> [Task prompt]: Return the lines where the word "this" occurs.

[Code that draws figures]
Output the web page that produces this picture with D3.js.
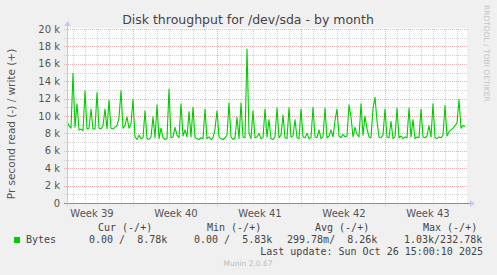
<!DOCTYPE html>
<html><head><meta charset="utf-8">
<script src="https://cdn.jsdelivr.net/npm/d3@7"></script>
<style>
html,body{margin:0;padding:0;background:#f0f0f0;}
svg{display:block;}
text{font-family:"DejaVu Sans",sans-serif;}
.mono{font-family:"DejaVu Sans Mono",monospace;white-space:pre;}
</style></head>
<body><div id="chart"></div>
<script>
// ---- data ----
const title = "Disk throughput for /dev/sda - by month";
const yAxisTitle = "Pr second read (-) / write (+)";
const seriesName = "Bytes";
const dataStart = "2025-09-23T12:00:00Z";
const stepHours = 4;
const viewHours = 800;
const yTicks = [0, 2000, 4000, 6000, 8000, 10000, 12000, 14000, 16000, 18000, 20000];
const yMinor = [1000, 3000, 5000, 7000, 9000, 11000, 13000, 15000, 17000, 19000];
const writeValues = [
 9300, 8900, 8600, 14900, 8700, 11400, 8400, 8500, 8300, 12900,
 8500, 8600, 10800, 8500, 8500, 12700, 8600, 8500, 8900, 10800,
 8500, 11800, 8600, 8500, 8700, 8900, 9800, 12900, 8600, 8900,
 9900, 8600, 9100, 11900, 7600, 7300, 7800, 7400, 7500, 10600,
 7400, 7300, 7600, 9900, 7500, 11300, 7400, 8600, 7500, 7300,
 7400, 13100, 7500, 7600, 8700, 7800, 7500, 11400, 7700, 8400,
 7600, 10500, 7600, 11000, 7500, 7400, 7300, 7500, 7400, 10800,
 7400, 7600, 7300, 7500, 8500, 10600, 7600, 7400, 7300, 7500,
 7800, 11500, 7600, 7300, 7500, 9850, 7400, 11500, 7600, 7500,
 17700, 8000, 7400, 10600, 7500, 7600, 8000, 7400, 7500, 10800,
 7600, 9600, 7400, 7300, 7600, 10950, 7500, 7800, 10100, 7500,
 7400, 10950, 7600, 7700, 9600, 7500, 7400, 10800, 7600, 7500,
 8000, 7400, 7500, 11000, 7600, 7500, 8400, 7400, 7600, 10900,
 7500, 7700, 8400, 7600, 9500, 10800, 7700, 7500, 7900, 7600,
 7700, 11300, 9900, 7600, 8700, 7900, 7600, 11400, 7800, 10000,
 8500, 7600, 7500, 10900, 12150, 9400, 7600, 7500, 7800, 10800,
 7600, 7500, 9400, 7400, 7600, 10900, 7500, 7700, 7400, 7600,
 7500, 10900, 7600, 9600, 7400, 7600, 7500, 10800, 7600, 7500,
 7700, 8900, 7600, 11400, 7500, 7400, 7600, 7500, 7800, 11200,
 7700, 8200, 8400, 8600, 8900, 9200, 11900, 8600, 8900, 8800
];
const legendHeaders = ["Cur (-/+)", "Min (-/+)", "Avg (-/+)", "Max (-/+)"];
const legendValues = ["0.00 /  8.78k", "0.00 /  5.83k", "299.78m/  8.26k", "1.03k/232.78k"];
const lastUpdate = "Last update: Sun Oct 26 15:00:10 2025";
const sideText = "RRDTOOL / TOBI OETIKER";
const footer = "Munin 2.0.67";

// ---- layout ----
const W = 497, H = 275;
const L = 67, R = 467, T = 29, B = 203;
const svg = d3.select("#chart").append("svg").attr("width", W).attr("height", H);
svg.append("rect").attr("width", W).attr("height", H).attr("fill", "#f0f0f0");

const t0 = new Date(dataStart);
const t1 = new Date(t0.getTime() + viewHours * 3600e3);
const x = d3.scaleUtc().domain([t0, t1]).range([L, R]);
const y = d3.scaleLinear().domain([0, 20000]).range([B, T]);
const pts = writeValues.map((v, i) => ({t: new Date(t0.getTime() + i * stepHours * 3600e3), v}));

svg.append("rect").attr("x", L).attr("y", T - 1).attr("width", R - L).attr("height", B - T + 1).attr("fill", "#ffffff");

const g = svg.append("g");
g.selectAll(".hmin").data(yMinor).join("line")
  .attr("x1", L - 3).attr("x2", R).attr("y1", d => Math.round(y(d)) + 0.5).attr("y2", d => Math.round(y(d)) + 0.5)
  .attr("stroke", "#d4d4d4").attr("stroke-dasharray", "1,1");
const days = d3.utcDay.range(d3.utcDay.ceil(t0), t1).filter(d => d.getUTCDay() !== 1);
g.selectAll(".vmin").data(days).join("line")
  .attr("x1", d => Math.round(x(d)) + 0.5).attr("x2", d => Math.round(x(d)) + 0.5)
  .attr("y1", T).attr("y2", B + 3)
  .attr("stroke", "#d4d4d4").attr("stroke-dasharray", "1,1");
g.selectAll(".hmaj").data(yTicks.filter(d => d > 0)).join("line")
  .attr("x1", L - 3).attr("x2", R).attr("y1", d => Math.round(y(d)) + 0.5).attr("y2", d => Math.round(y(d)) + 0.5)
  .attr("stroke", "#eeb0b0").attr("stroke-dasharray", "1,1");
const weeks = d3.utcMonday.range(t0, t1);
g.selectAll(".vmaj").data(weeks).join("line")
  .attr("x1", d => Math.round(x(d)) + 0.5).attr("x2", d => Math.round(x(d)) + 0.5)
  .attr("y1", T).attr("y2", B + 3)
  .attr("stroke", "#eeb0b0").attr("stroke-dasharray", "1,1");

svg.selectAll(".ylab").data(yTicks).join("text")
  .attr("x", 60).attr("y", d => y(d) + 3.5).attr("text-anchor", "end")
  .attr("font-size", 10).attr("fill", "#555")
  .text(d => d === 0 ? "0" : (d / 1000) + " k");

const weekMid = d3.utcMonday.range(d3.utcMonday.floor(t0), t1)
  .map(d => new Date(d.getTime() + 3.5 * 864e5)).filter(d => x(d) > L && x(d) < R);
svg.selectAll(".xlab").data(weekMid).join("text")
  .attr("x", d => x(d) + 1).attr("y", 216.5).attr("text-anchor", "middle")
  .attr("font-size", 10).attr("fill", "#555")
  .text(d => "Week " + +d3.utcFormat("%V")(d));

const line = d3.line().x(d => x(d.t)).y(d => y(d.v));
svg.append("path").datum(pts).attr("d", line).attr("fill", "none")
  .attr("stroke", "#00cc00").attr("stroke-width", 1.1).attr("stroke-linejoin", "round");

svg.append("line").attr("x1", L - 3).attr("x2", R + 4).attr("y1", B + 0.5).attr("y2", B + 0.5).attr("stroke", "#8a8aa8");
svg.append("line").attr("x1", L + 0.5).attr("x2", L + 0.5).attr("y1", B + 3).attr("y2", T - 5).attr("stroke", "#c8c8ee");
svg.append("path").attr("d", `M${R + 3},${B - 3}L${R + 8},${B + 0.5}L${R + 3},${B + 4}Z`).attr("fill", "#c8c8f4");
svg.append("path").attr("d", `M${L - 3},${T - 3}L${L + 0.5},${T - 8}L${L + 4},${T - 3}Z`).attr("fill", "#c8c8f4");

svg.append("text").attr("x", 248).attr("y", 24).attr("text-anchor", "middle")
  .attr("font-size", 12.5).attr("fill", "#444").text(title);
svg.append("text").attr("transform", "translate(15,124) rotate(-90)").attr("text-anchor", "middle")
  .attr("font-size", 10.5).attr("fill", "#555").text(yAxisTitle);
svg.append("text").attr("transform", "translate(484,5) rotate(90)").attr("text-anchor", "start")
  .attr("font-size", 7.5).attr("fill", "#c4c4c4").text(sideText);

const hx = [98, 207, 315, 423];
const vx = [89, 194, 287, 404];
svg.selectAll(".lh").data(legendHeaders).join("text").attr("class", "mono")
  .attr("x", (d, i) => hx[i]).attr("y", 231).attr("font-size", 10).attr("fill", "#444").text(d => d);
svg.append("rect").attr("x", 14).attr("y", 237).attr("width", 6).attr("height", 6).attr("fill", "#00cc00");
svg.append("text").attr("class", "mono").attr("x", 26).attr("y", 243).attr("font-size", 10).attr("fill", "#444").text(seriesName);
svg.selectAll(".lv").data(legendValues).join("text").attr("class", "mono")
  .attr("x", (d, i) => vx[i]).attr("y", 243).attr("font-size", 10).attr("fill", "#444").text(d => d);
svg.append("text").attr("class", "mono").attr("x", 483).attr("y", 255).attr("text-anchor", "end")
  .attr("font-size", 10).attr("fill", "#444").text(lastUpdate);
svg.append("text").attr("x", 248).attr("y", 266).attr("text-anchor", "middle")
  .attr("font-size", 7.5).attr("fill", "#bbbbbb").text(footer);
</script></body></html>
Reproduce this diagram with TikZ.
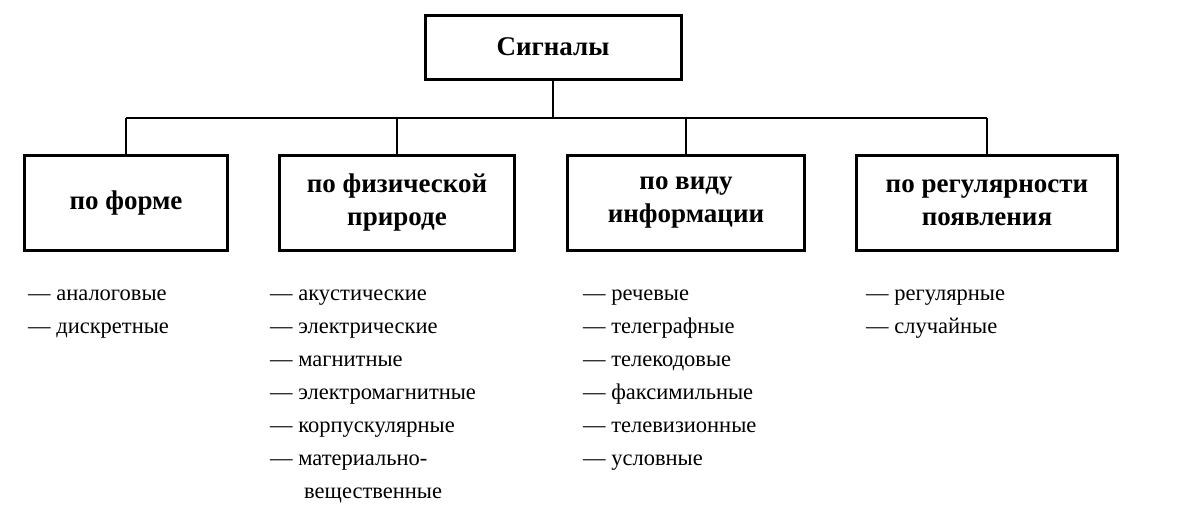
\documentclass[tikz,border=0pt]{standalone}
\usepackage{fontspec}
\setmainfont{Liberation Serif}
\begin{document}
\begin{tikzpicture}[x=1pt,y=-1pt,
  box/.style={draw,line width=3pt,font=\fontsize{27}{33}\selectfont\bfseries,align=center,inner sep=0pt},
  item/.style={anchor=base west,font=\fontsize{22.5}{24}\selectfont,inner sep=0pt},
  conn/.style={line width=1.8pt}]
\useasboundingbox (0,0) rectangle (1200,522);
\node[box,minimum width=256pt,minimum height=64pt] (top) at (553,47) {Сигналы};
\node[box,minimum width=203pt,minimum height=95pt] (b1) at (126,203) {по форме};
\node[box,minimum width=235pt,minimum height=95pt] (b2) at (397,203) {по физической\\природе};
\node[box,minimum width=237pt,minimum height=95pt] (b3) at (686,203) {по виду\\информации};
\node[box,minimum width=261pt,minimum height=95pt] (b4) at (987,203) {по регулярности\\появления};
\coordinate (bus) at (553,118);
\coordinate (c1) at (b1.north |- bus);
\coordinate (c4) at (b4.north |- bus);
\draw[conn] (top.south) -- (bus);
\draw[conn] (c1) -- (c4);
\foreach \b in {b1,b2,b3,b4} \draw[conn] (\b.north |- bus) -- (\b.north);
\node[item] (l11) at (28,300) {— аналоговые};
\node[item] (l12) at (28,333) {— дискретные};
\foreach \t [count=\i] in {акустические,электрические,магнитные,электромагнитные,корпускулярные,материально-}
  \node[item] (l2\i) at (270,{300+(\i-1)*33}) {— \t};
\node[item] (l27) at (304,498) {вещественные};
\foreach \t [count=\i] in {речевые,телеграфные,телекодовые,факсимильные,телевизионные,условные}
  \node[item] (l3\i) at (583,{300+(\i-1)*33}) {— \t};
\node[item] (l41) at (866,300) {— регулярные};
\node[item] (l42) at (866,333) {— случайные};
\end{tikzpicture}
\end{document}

==

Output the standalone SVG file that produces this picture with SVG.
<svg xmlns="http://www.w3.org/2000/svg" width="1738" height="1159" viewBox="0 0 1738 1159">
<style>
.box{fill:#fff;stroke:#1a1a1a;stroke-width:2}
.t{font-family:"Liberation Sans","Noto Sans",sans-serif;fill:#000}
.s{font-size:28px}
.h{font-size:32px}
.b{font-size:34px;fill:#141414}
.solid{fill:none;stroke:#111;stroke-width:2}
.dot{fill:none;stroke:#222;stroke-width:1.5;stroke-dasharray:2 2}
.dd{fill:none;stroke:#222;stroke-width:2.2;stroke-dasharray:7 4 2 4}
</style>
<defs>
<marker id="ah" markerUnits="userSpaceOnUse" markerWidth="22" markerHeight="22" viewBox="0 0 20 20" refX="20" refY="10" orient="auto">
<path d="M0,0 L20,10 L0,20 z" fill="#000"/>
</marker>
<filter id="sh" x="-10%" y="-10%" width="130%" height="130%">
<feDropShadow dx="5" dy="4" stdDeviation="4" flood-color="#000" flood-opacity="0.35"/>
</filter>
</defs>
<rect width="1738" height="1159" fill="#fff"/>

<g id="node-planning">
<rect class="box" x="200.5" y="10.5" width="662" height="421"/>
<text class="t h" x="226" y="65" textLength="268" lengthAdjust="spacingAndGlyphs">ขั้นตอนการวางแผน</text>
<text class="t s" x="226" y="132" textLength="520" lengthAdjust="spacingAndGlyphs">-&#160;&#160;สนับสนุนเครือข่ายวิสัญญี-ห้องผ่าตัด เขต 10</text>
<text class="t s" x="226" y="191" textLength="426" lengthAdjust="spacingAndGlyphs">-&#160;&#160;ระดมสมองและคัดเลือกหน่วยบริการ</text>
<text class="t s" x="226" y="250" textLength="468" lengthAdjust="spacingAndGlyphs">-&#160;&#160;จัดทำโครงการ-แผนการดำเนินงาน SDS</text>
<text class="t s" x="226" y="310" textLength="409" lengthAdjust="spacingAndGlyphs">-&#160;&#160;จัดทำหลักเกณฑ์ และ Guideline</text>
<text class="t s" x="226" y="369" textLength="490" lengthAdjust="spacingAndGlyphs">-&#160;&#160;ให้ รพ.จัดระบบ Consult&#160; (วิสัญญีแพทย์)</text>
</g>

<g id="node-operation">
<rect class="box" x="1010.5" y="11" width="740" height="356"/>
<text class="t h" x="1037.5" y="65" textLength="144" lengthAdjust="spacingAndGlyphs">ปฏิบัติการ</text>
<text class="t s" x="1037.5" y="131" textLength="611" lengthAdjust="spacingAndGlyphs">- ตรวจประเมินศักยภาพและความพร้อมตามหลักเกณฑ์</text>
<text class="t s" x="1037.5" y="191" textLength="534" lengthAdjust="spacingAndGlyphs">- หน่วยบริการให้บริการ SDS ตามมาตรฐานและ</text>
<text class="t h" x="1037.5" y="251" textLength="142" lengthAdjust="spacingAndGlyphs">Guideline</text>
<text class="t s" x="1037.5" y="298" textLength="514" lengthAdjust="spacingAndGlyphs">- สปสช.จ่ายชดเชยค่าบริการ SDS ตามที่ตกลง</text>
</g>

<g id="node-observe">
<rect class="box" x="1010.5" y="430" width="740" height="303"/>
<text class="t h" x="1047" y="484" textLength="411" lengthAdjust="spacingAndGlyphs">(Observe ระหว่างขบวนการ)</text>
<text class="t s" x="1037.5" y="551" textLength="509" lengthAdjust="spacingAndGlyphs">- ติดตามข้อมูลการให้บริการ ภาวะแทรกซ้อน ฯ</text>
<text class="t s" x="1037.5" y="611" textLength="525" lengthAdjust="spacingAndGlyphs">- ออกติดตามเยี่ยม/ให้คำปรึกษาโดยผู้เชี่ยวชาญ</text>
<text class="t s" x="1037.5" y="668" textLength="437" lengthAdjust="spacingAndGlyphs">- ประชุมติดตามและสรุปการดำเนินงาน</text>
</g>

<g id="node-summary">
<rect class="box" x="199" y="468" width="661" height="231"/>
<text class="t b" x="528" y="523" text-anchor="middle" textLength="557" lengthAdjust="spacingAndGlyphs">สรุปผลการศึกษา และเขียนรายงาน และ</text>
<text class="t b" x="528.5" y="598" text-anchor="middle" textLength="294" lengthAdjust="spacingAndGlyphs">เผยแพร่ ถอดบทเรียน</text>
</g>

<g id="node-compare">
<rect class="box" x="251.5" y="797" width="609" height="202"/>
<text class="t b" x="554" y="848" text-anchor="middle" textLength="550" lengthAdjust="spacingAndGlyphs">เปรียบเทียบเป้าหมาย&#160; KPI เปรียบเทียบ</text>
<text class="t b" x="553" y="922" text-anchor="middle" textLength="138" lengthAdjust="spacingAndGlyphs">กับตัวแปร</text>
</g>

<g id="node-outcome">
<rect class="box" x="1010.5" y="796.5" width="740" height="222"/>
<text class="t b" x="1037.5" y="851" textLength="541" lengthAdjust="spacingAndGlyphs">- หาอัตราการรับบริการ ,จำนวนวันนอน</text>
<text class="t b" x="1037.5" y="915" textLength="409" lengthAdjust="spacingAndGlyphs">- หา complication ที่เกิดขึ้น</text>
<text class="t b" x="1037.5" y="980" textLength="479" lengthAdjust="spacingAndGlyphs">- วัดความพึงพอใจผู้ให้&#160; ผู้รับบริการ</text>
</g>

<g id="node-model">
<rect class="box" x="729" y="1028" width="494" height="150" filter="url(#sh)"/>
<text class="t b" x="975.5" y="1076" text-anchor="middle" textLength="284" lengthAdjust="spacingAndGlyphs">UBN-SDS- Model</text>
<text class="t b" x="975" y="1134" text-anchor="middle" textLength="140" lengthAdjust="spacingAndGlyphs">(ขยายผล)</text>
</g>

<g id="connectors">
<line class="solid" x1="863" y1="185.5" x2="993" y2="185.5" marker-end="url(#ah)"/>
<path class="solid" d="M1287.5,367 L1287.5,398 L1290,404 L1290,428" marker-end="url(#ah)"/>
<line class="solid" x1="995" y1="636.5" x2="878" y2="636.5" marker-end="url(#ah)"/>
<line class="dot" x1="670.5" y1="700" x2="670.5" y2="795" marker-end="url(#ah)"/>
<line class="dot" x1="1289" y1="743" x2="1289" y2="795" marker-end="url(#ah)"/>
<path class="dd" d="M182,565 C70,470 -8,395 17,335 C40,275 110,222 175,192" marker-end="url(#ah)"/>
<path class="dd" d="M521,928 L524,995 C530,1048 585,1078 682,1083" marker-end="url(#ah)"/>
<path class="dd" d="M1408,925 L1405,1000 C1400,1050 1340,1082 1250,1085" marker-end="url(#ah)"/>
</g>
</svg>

> [Exercise response]:
Output the web page that produces this picture with D3.js.
Reproduce this diagram with TikZ.
Output the standalone SVG file that produces this picture with SVG.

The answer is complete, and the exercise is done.